- Born: Caroline Penelope Jeffreys 1804 Kanpur, India
- Died: 30 October 1884 (aged 79–80) Mornington, Dunedin, New Zealand
- Spouse: William Henry Valpy
- Children: Ellen Jeffreys, Catherine Fulton, Arabella Valpy, Juliet Valpy, William Henry Valpy Jr. and Caroline Hensley

= Caroline Valpy =

New Zealand artist

Caroline Penelope Valpy (née Jeffreys; 1804 – 30 October 1884) was a British-New Zealand artist.

== Biography ==
Caroline Valpy (Note: Erroneously called Mrs Catherine Valpy in Platts (1980)) was born Caroline Penelope Jeffreys in Kanpur, India in 1804 to Reverend Richard Jeffreys, chaplain to the East India Company. She was sister to Reverend Charles Jeffreys. Valpy married William Henry Valpy in India. They had six children: Ellen Jeffreys, Catherine Fulton, Arabella Valpy, Juliet Valpy, William Henry Valpy, Jr. and Caroline Hensley.

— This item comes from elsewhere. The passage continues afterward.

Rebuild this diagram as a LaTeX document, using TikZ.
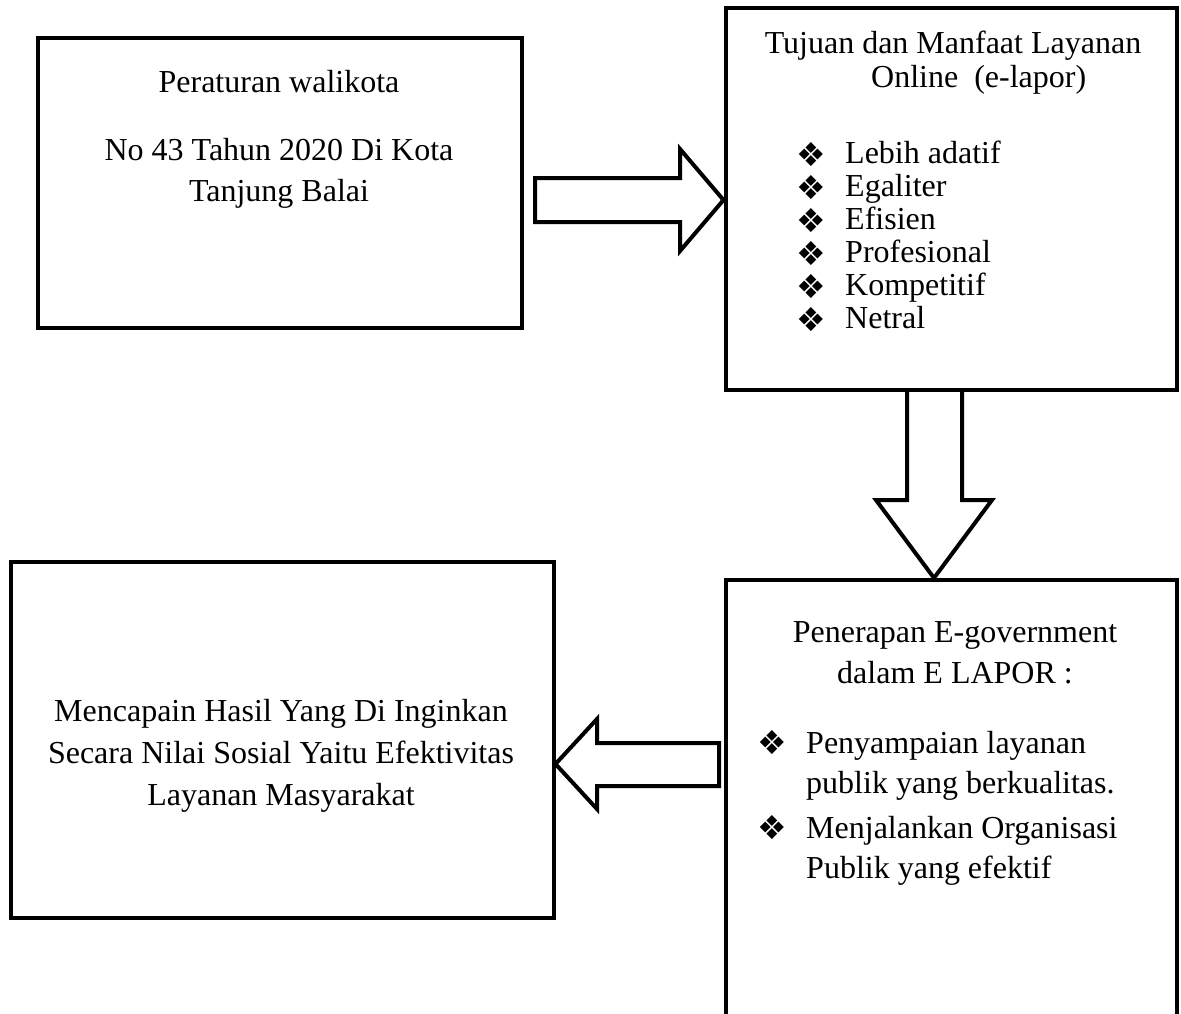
\documentclass[tikz,border=0pt]{standalone}
\usepackage{fontspec}
\setmainfont{Liberation Serif}
\newfontfamily\dejavu{DejaVu Sans}
\begin{document}
\begin{tikzpicture}[x=1pt,y=-1pt,
  box/.style={draw,line width=4pt,fill=white},
  blockarrow/.style={draw,line width=4pt,fill=white,line join=miter},
  txt/.style={anchor=base,inner sep=0pt,text height=21pt,text depth=6pt,font=\fontsize{32}{38}\selectfont},
  ltxt/.style={anchor=base west,inner sep=0pt,text height=21pt,text depth=6pt,font=\fontsize{32}{38}\selectfont},
  bul/.style={anchor=base,inner sep=0pt,text height=20pt,text depth=0pt,font=\dejavu\fontsize{33}{36}\selectfont}]
\useasboundingbox (0,0) rectangle (1181,1013);
\clip (0,0) rectangle (1181,1013);
% boxes
\node[box,minimum width=484pt,minimum height=290pt,inner sep=0pt] (b1) at (280,183) {};
\node[box,minimum width=451pt,minimum height=382pt,inner sep=0pt] (b2) at (951,199) {};
\node[box,minimum width=451pt,minimum height=460pt,inner sep=0pt] (b3) at (951,810) {};
\node[box,minimum width=543pt,minimum height=356pt,inner sep=0pt] (b4) at (282,740) {};
% arrows
\draw[blockarrow] (535,178) -- (680,178) -- (680,149) -- (b2.west |- 0,200) -- (680,251) -- (680,222) -- (535,222) -- cycle;
\draw[blockarrow] (b2.south -| 907,0) -- (907,500) -- (876,500) -- (b3.north -| 934,0) -- (992,500) -- (962,500) -- (b2.south -| 962,0);
\draw[blockarrow] (719,743) -- (597,743) -- (597,719) -- (b4.east |- 0,764) -- (597,809) -- (597,786) -- (719,786) -- cycle;
% box 1 text
\node[txt] (t1a) at (279,92) {Peraturan walikota};
\node[txt] (t1b) at (279,160) {No 43 Tahun 2020 Di Kota};
\node[txt] (t1c) at (279,201) {Tanjung Balai};
% box 2 text
\node[txt] (t2a) at (953,53) {Tujuan dan Manfaat Layanan};
\node[ltxt] (t2b) at (871,87) {Online\ \ (e-lapor)};
\foreach \i/\s in {0/Lebih adatif,1/Egaliter,2/Efisien,3/Profesional,4/Kompetitif,5/Netral}{
  \node[bul] (bl\i) at (811,{166+33*\i}) {❖};
  \node[ltxt] (li\i) at (845,{163+33*\i}) {\s};
}
% box 3 text
\node[txt] (t3a) at (955,642) {Penerapan E-government};
\node[txt] (t3b) at (955,683) {dalam E LAPOR :};
\node[bul] (bp1) at (772,754) {❖};
\node[ltxt] (p1a) at (806,753) {Penyampaian layanan};
\node[ltxt] (p1b) at (806,793) {publik yang berkualitas.};
\node[bul] (bp2) at (772,839) {❖};
\node[ltxt] (p2a) at (806,838) {Menjalankan Organisasi};
\node[ltxt] (p2b) at (806,878) {Publik yang efektif};
% box 4 text
\node[txt] (t4a) at (281,721) {Mencapain Hasil Yang Di Inginkan};
\node[txt] (t4b) at (281,763) {Secara Nilai Sosial Yaitu Efektivitas};
\node[txt] (t4c) at (281,805) {Layanan Masyarakat};
\end{tikzpicture}
\end{document}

They moved to England in 1837, before coming to Dunedin, New Zealand aboard the Ajax in 1849. They lived at Forbury, Dunedin, close to the current suburban road, Valpy Street.

Valpy and her daughters, especially Ellen, were known to be talented artists. They are described as having filled numerous notebooks with drawings and watercolours. Valpy's artwork is represented in the Otago Early Settlers' Association, Dunedin. Valpy's artwork, Early Dunedin 1851, is also recorded as being reproduced in a 1948 calendar for July/August 1948.

She died on 30 October 1884 in Mornington and is buried in Dunedin Southern Cemetery with her daughter Arabella Valpy and granddaughter, Jessie Mackworth.